Janus Ruling Upends 41 Years of Labor Precedent
On June 27, the Supreme Court of the United States released its long-awaited decision in the case of Janus v. the American Federation of State, County and Municipal Employees (AFSCME). AFSCME is the public sector union that represents state, county, and municipal employees across the country.
Mark Janus is an Illinois state employee whose unit is represented by the AFSCME. Under state law, Janus was required, like all other nonmember employees, to pay “agency fees” to AFSCME. These fees are earmarked to cover union expenditures attributable to collective bargaining activities or “chargeable expenditures.” (They may not be used for political and ideological projects or “nonchargeable expenditures”).
Janus refused to join the union because he disagreed “with many of the union’s positions, including those taken in collective bargaining.” The Illinois governor filed suit challenging the constitutionality of state law authorizing agency fees. Janus joined as a respondent. The Illinois attorney general intervened in support of the law. Eventually, the District Court dismissed the governor’s challenge, but allowed Janus to file his own complaint. Oral arguments were heard in the Supreme Court February 26 and June 27. The Court concluded its findings and released a ruling on the final day of the 2017 court term.

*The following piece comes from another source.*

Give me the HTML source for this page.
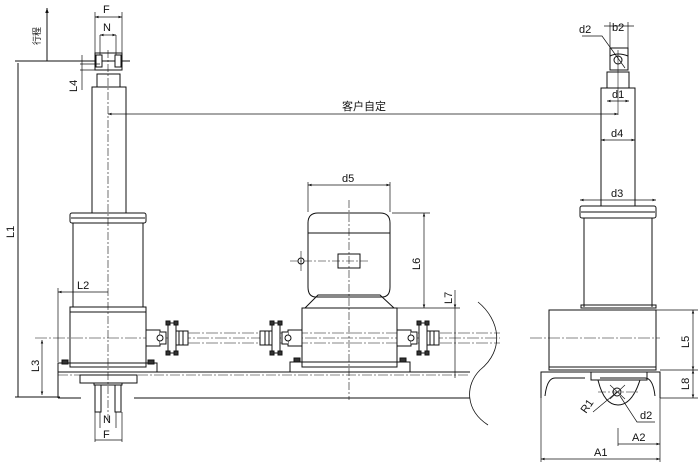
<!DOCTYPE html>
<html><head><meta charset="utf-8"><style>
html,body{margin:0;padding:0;background:#fff;}
svg{display:block;}
text{font-family:"Liberation Sans","Noto Sans CJK SC",sans-serif;font-size:11px;fill:#111;}
</style></head><body>
<svg width="700" height="471" viewBox="0 0 700 471" xmlns="http://www.w3.org/2000/svg">
<defs>
<marker id="ar" viewBox="0 0 10 10" refX="10" refY="5" markerWidth="7" markerHeight="5" orient="auto-start-reverse"><path d="M0,1.5L10,5L0,8.5z" fill="#111"/></marker>
<g id="cpl" stroke="#111" fill="#fff" stroke-width="1">
<rect x="0" y="-8" width="14" height="16"/>
<path d="M14,-6 h6 v12 h-6" />
<circle cx="14" cy="0" r="3"/>
<rect x="22" y="-15" width="8" height="30" rx="2"/>
<rect x="20" y="-17" width="4" height="4" fill="#333"/><rect x="28" y="-17" width="4" height="4" fill="#333"/>
<rect x="20" y="13" width="4" height="4" fill="#333"/><rect x="28" y="13" width="4" height="4" fill="#333"/>
<rect x="30" y="-7" width="12" height="14"/>
<line x1="33" y1="-7" x2="33" y2="7"/><line x1="37" y1="-7" x2="37" y2="7"/>
</g>
</defs>
<g stroke="#111" fill="none" stroke-width="1">
<line x1="15" y1="61" x2="130" y2="61"/>
<line x1="47" y1="61" x2="47" y2="8" marker-end="url(#ar)"/>
<line x1="18" y1="63" x2="18" y2="397"/>
<line x1="15" y1="397" x2="60" y2="397"/>
<line x1="95" y1="12" x2="95" y2="55" stroke-width="0.7"/><line x1="122" y1="12" x2="122" y2="55" stroke-width="0.7"/>
<line x1="95" y1="17" x2="122" y2="17" marker-start="url(#ar)" marker-end="url(#ar)" stroke-width="0.7"/>
<line x1="100" y1="35" x2="116" y2="35" marker-start="url(#ar)" marker-end="url(#ar)" stroke-width="0.7"/>
<line x1="100" y1="35" x2="100" y2="55" stroke-width="0.7"/><line x1="116" y1="35" x2="116" y2="55" stroke-width="0.7"/>
<path d="M95,53 h27 v17 h-27z"/>
<rect x="96" y="55" width="6" height="12" fill="#fff"/><rect x="115" y="55" width="6" height="12" fill="#fff"/>
<rect x="97" y="74" width="23" height="13"/>
<line x1="80" y1="64" x2="100" y2="64" stroke-width="0.7"/><line x1="80" y1="70" x2="100" y2="70" stroke-width="0.7"/>
<line x1="82" y1="55" x2="82" y2="90" stroke-width="0.7"/>
<rect x="92" y="87" width="34" height="126"/>
<rect x="70" y="213" width="76" height="10" rx="2"/>
<line x1="71" y1="218" x2="145" y2="218"/>
<path d="M73,223 v84 M143,223 v84"/>
<rect x="70" y="307" width="76" height="60"/>
<line x1="70" y1="312" x2="146" y2="312"/>
<rect x="58" y="363" width="99" height="9"/>
<rect x="62" y="360" width="6" height="4" fill="#333"/><rect x="148" y="360" width="6" height="4" fill="#333"/>
<line x1="58" y1="288" x2="58" y2="362" stroke-width="0.7"/>
<line x1="58" y1="292" x2="108" y2="292" marker-start="url(#ar)" stroke-width="0.7"/>
<line x1="42" y1="340" x2="42" y2="395" marker-start="url(#ar)" marker-end="url(#ar)" stroke-width="0.7"/>
<line x1="58" y1="372" x2="470" y2="372"/>
<line x1="58" y1="372" x2="58" y2="398"/>
<line x1="58" y1="398" x2="81" y2="398"/>
<line x1="134" y1="398" x2="470" y2="398"/>
<line x1="58" y1="375" x2="470" y2="375" stroke-dasharray="10,2,2,2" stroke-width="0.6"/>
<path d="M478,302 C500,320 505,350 480,370 C465,385 465,410 488,425" stroke-width="0.8"/>
<rect x="80" y="375" width="57" height="8"/>
<rect x="94" y="383" width="28" height="2"/>
<rect x="95" y="385" width="6" height="27"/><rect x="115" y="385" width="6" height="27"/>
<line x1="100" y1="412" x2="100" y2="428" stroke-width="0.7"/><line x1="116" y1="412" x2="116" y2="428" stroke-width="0.7"/>
<line x1="95" y1="412" x2="95" y2="442" stroke-width="0.7"/><line x1="122" y1="412" x2="122" y2="442" stroke-width="0.7"/>
<line x1="95" y1="440" x2="122" y2="440" stroke-width="0.7"/>
<line x1="108" y1="50" x2="108" y2="420" stroke-dasharray="8,2,2,2" stroke-width="0.6"/>
<line x1="35" y1="338" x2="500" y2="338" stroke-dasharray="12,2,2,2" stroke-width="0.6"/>
<line x1="170" y1="333" x2="500" y2="333" stroke-dasharray="12,2,2,2" stroke-width="0.6"/>
<line x1="170" y1="343" x2="500" y2="343" stroke-dasharray="12,2,2,2" stroke-width="0.6"/>
<line x1="108" y1="114" x2="618" y2="114" marker-start="url(#ar)" marker-end="url(#ar)" stroke-width="0.7"/>
<rect x="302" y="308" width="95" height="59"/>
<path d="M305,308 L318,295 H380 L394,308"/>
<rect x="290" y="362" width="120" height="10"/>
<rect x="294" y="358" width="6" height="4" fill="#333"/><rect x="400" y="358" width="6" height="4" fill="#333"/>
<path d="M316,297 Q308,297 308,287 V223 Q308,213 318,213 H380 Q390,213 390,223 V287 Q390,297 382,297 Z"/>
<line x1="308" y1="233" x2="390" y2="233"/>
<rect x="338" y="254" width="22" height="14"/>
<circle cx="301" cy="261" r="3"/>
<line x1="290" y1="261" x2="370" y2="261" stroke-dasharray="8,2,2,2" stroke-width="0.6"/>
<line x1="301" y1="251" x2="301" y2="271" stroke-width="0.6"/>
<line x1="349" y1="200" x2="349" y2="400" stroke-dasharray="8,2,2,2" stroke-width="0.6"/>
<line x1="308" y1="182" x2="308" y2="212" stroke-width="0.7"/><line x1="390" y1="182" x2="390" y2="212" stroke-width="0.7"/>
<line x1="308" y1="185" x2="390" y2="185" marker-start="url(#ar)" marker-end="url(#ar)" stroke-width="0.7"/>
<line x1="392" y1="213" x2="430" y2="213" stroke-width="0.7"/>
<line x1="397" y1="308" x2="460" y2="308" stroke-width="0.7"/>
<line x1="424" y1="213" x2="424" y2="308" marker-start="url(#ar)" marker-end="url(#ar)" stroke-width="0.7"/>
<line x1="455" y1="290" x2="455" y2="308" marker-end="url(#ar)" stroke-width="0.7"/>
<line x1="455" y1="308" x2="455" y2="378" stroke-width="0.7"/>
<rect x="610" y="48" width="18" height="22"/>
<path d="M610,56 Q618,52 628,56"/>
<circle cx="618" cy="60" r="4"/>
<line x1="610" y1="22" x2="610" y2="48" stroke-width="0.7"/><line x1="628" y1="22" x2="628" y2="48" stroke-width="0.7"/>
<line x1="604" y1="26" x2="634" y2="26" stroke-width="0.7"/>
<polyline points="582,36 602,36 625,68" stroke-width="0.7"/>
<rect x="607" y="72" width="22" height="16"/>
<rect x="601" y="88" width="34" height="118"/>
<line x1="607" y1="101" x2="629" y2="101" marker-start="url(#ar)" marker-end="url(#ar)" stroke-width="0.7"/>
<line x1="601" y1="140" x2="635" y2="140" marker-start="url(#ar)" marker-end="url(#ar)" stroke-width="0.7"/>
<line x1="580" y1="200" x2="656" y2="200" marker-start="url(#ar)" marker-end="url(#ar)" stroke-width="0.7"/>
<rect x="580" y="206" width="76" height="12" rx="2"/>
<line x1="581" y1="212" x2="655" y2="212"/>
<path d="M584,218 v89 M652,218 v89"/>
<rect x="581" y="305" width="75" height="3"/>
<rect x="549" y="310" width="107" height="60"/>
<line x1="549" y1="367" x2="656" y2="367"/>
<line x1="530" y1="338" x2="660" y2="338" stroke-dasharray="12,2,2,2" stroke-width="0.6"/>
<line x1="618" y1="50" x2="618" y2="115" stroke-width="0.6"/>
<path d="M541,398 V372 H660 V398 M545,396 Q547,378 555,378 H585 M655,396 Q653,378 645,378 H600"/>
<rect x="591" y="372" width="56" height="8"/>
<path d="M598,380 Q604,405 618,405 Q632,405 640,380"/>
<circle cx="617" cy="392" r="4"/>
<line x1="598" y1="392" x2="640" y2="392" stroke-dasharray="8,2,2,2" stroke-width="0.6"/>
<line x1="610" y1="385" x2="625" y2="399" stroke-width="0.6"/><line x1="625" y1="385" x2="610" y2="399" stroke-width="0.6"/>
<line x1="593" y1="412" x2="617" y2="392" stroke-width="0.7"/>
<polyline points="620,396 637,422 655,422" stroke-width="0.7"/>
<line x1="541" y1="398" x2="541" y2="462" stroke-width="0.7"/>
<line x1="660" y1="398" x2="660" y2="462" stroke-width="0.7"/>
<line x1="618" y1="428" x2="618" y2="446" stroke-width="0.7"/>
<line x1="618" y1="444" x2="660" y2="444" marker-end="url(#ar)" stroke-width="0.7"/>
<line x1="541" y1="459" x2="660" y2="459" marker-start="url(#ar)" marker-end="url(#ar)" stroke-width="0.7"/>
<line x1="656" y1="310" x2="698" y2="310" stroke-width="0.7"/>
<line x1="660" y1="370" x2="698" y2="370" stroke-width="0.7"/>
<line x1="660" y1="398" x2="698" y2="398" stroke-width="0.7"/>
<line x1="693" y1="310" x2="693" y2="370" marker-start="url(#ar)" marker-end="url(#ar)" stroke-width="0.7"/>
<line x1="693" y1="370" x2="693" y2="398" marker-start="url(#ar)" marker-end="url(#ar)" stroke-width="0.7"/>
</g>
<use href="#cpl" x="146" y="338"/>
<g transform="translate(302,338) scale(-1,1)"><use href="#cpl"/></g>
<use href="#cpl" x="397" y="338"/>
<text x="103" y="13">F</text>
<text x="103" y="31">N</text>
<text x="103" y="423">N</text>
<text x="103" y="438">F</text>
<text transform="translate(77,92) rotate(-90)">L4</text>
<text transform="translate(40,45) rotate(-90)" style="font-size:9px">行程</text>
<text transform="translate(14,238) rotate(-90)">L1</text>
<text x="77" y="289">L2</text>
<text transform="translate(39,372) rotate(-90)">L3</text>
<text x="342" y="110">客户自定</text>
<text x="342" y="182">d5</text>
<text transform="translate(420,270) rotate(-90)">L6</text>
<text transform="translate(452,304) rotate(-90)">L7</text>
<text x="579" y="33">d2</text>
<text x="612" y="31">b2</text>
<text x="612" y="98">d1</text>
<text x="611" y="137">d4</text>
<text x="611" y="197">d3</text>
<text transform="translate(689,348) rotate(-90)">L5</text>
<text transform="translate(689,390) rotate(-90)">L8</text>
<text transform="translate(586,414) rotate(-55)">R1</text>
<text x="640" y="419">d2</text>
<text x="632" y="441">A2</text>
<text x="594" y="456">A1</text>
</svg>
</body></html>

Justice Samuel Alito delivered the Court’s opinion, joined in the majority by justices Anthony Kennedy, John Roberts, Jr., Clarence Thomas, and Neil Gorsuch. The Court found that, because of the shortcomings in Abood v. the Detroit Board of Education (431 U. S. 209, 235–236) (which established the collection of agency fees), “states with public sector unions may no longer extract agency fees from nonconsenting employees.” Justice Elena Kagan delivered dissenting opinion, joined by justices Ruth Bader Ginsburg, Stephen Breyer, and Sonia Sotomayor.
This was a seemingly devastating blow to public sector collective bargaining and organizing. The groundswell of opposition came immediately and definitively from AFSCME President Lee Saunders, AFL-CIO President Richard Trumka, AFT President Randi Weingarten, and labor leaders across the country.
However, labor had already begun to organize in anticipation. Saunders had prepared his union for the onslaught of attacks from anti-union detractors. Three years ago, he began talking to union fee payers and non-fee payers, making contact with close to one million AFSCME members, apprising them of difficult times ahead should Janus be successful. On the day of the Supreme Court decision, he noted that we should expect Congressional legislation to mitigate the effects of the ruling.
At a press conference with House and Senate Democrats, highlighting “Better Deal” labor law reform proposals, Trumka made it clear that organized labor has prepared and is optimistic, saying, legislators are ready to introduce legislation “that will make Janus a footnote in history.” He noted that workers are organizing against this decision. He revealed that 15,000 new members recently joined the union movement in one week, and of the 262,000 new members who joined last year, 75% of them were under age 35.
The Better Deal Act, the Public Service Freedom to Negotiate Act, and the Workers Freedom to Negotiate Act are steps in the right direction. These laws, Trumka says, “will remove chunks of the anti-worker Taft-Hartley Act and make progress forming unions and reaching a first contract a whole lot more fair.” He went on to say that the pro-business Supreme Court “is on the wrong side of history.”
It is up to AFM members to weigh in, when the time is right. We should work to further the notion of solidarity within our workplaces and make clear the danger we face by sitting idly, thinking this is someone else’s problem. We ask that you remain vigilant now and in the future.